+++ Exercise input +++

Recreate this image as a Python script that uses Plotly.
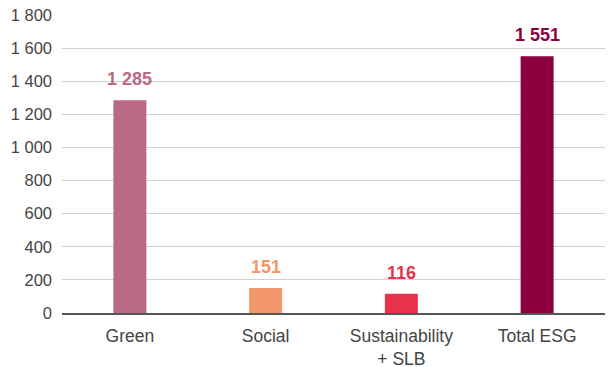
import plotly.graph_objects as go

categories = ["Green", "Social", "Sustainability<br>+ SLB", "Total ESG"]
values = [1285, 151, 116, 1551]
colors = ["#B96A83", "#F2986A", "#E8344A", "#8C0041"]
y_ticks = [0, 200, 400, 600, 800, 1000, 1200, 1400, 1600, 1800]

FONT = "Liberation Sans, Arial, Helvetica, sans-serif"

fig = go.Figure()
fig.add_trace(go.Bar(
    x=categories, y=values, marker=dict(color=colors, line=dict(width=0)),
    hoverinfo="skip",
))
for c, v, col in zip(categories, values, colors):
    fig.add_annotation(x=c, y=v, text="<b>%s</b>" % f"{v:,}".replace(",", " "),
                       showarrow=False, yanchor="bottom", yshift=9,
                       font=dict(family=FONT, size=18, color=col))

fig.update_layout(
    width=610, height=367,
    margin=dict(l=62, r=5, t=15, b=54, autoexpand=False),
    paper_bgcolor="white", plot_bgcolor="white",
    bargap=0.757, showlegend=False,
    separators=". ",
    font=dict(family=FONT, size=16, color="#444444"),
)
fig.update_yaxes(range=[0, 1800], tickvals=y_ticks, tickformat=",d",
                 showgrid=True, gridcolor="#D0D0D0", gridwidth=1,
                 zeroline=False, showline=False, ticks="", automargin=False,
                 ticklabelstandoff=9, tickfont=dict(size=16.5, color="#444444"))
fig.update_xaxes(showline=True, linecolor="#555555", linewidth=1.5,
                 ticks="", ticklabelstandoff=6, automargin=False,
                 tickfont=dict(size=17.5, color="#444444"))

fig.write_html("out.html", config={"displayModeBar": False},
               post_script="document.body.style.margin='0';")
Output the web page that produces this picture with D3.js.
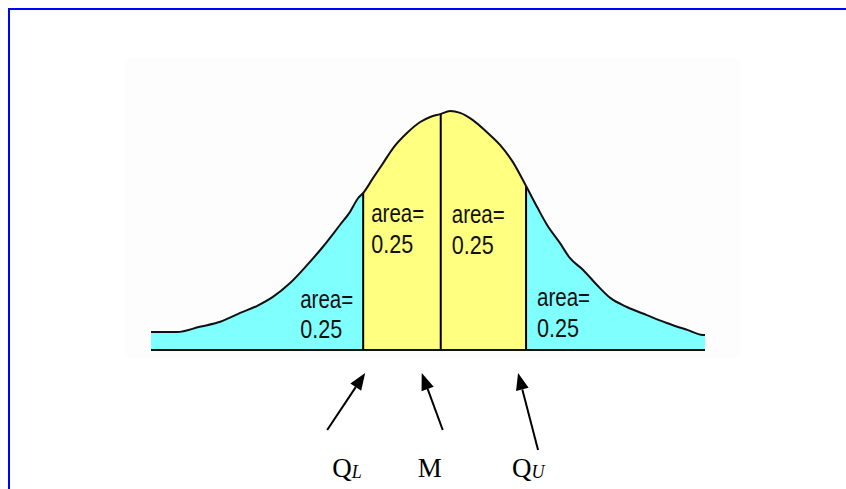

+++

The problem: Take the lines from the first line of the entries through the line with "font=dict(family=FONT, size=18, color=col))", inclusive, and give them again exactly, minus any pictures.

Written answer:
Recreate this image as a Python script that uses Plotly.
import plotly.graph_objects as go

categories = ["Green", "Social", "Sustainability<br>+ SLB", "Total ESG"]
values = [1285, 151, 116, 1551]
colors = ["#B96A83", "#F2986A", "#E8344A", "#8C0041"]
y_ticks = [0, 200, 400, 600, 800, 1000, 1200, 1400, 1600, 1800]

FONT = "Liberation Sans, Arial, Helvetica, sans-serif"

fig = go.Figure()
fig.add_trace(go.Bar(
    x=categories, y=values, marker=dict(color=colors, line=dict(width=0)),
    hoverinfo="skip",
))
for c, v, col in zip(categories, values, colors):
    fig.add_annotation(x=c, y=v, text="<b>%s</b>" % f"{v:,}".replace(",", " "),
                       showarrow=False, yanchor="bottom", yshift=9,
                       font=dict(family=FONT, size=18, color=col))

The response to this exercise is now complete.